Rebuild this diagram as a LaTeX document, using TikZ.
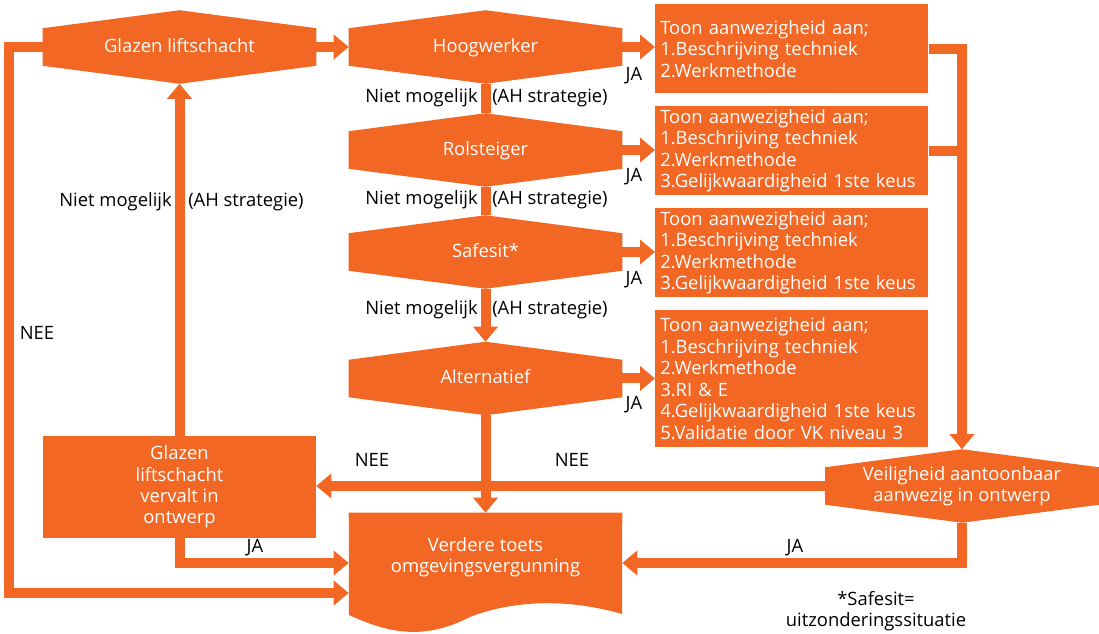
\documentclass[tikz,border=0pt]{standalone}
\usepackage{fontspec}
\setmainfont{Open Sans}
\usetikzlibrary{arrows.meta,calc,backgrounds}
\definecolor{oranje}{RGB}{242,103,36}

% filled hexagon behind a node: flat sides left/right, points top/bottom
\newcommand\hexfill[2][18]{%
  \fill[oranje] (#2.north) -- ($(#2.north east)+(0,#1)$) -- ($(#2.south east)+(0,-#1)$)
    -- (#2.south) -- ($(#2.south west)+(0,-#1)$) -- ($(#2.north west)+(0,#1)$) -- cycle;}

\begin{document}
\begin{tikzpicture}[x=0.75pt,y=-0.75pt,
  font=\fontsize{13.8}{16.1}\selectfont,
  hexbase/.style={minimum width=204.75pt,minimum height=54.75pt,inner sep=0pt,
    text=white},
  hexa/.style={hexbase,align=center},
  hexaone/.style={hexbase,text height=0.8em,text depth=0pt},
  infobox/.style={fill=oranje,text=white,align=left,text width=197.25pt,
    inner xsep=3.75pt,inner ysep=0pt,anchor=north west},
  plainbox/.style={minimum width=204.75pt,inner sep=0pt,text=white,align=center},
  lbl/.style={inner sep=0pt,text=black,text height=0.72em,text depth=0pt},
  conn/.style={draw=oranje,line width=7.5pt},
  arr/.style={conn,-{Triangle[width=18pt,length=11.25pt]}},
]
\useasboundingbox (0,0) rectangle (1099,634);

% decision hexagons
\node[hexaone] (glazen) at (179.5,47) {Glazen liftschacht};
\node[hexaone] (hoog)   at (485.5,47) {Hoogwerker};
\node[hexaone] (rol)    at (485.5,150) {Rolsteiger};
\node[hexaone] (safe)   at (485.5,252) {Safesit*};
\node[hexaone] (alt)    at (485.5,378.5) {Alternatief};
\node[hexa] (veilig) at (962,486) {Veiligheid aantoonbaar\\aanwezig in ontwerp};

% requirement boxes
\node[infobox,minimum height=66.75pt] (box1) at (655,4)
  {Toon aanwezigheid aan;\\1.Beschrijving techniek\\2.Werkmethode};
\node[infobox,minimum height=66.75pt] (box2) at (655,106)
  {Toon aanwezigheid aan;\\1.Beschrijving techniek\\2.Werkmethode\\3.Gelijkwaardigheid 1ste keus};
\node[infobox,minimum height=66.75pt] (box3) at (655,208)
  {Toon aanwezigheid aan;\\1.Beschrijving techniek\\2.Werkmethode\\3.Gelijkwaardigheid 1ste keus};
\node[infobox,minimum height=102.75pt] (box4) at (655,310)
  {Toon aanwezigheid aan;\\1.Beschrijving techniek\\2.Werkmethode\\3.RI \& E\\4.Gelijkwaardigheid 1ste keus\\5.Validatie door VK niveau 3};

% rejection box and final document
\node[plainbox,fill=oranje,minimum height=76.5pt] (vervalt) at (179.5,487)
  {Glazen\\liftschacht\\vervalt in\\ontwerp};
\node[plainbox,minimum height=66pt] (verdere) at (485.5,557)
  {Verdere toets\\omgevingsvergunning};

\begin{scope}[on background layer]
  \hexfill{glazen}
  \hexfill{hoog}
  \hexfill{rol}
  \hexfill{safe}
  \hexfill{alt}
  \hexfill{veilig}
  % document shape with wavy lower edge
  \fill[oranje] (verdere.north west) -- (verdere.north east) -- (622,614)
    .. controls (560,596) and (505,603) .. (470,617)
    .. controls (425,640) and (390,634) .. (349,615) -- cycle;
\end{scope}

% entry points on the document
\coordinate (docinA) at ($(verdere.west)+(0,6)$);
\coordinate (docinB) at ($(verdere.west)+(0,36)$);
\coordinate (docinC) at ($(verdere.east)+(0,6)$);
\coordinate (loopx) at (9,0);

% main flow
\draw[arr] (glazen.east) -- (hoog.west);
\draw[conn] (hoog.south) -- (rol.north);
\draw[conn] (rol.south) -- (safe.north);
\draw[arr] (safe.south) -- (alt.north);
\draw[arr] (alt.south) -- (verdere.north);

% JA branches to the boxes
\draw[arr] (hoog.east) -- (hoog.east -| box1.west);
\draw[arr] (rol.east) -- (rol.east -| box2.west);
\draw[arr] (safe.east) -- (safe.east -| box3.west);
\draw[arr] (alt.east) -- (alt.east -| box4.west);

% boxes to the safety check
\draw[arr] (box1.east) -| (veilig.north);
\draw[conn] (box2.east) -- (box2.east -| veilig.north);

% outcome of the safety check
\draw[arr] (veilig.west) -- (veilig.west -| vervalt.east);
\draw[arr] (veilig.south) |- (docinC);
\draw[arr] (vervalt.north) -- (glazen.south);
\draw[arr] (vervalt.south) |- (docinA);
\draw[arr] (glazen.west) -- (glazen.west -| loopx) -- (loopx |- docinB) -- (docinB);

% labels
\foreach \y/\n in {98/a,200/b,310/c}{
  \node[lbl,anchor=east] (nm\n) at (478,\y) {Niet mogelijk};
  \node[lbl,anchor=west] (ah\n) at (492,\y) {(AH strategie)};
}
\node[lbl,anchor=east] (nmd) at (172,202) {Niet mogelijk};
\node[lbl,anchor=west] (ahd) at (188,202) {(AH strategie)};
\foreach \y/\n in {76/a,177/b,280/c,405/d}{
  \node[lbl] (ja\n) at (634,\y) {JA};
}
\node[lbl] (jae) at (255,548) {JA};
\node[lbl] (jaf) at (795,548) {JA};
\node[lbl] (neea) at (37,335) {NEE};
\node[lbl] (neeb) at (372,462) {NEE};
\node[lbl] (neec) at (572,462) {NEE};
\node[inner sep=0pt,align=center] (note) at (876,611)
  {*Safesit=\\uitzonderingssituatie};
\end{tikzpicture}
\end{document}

---

**Stated problem:**
Print, exactly as written, the lines above from the first one to the one containing "-- (#2.south) -- ($(#2.south". Leave out pictures.

**Expected answer:**
Rebuild this diagram as a LaTeX document, using TikZ.
\documentclass[tikz,border=0pt]{standalone}
\usepackage{fontspec}
\setmainfont{Open Sans}
\usetikzlibrary{arrows.meta,calc,backgrounds}
\definecolor{oranje}{RGB}{242,103,36}

% filled hexagon behind a node: flat sides left/right, points top/bottom
\newcommand\hexfill[2][18]{%
  \fill[oranje] (#2.north) -- ($(#2.north east)+(0,#1)$) -- ($(#2.south east)+(0,-#1)$)
    -- (#2.south) -- ($(#2.south west)+(0,-#1)$) -- ($(#2.north west)+(0,#1)$) -- cycle;}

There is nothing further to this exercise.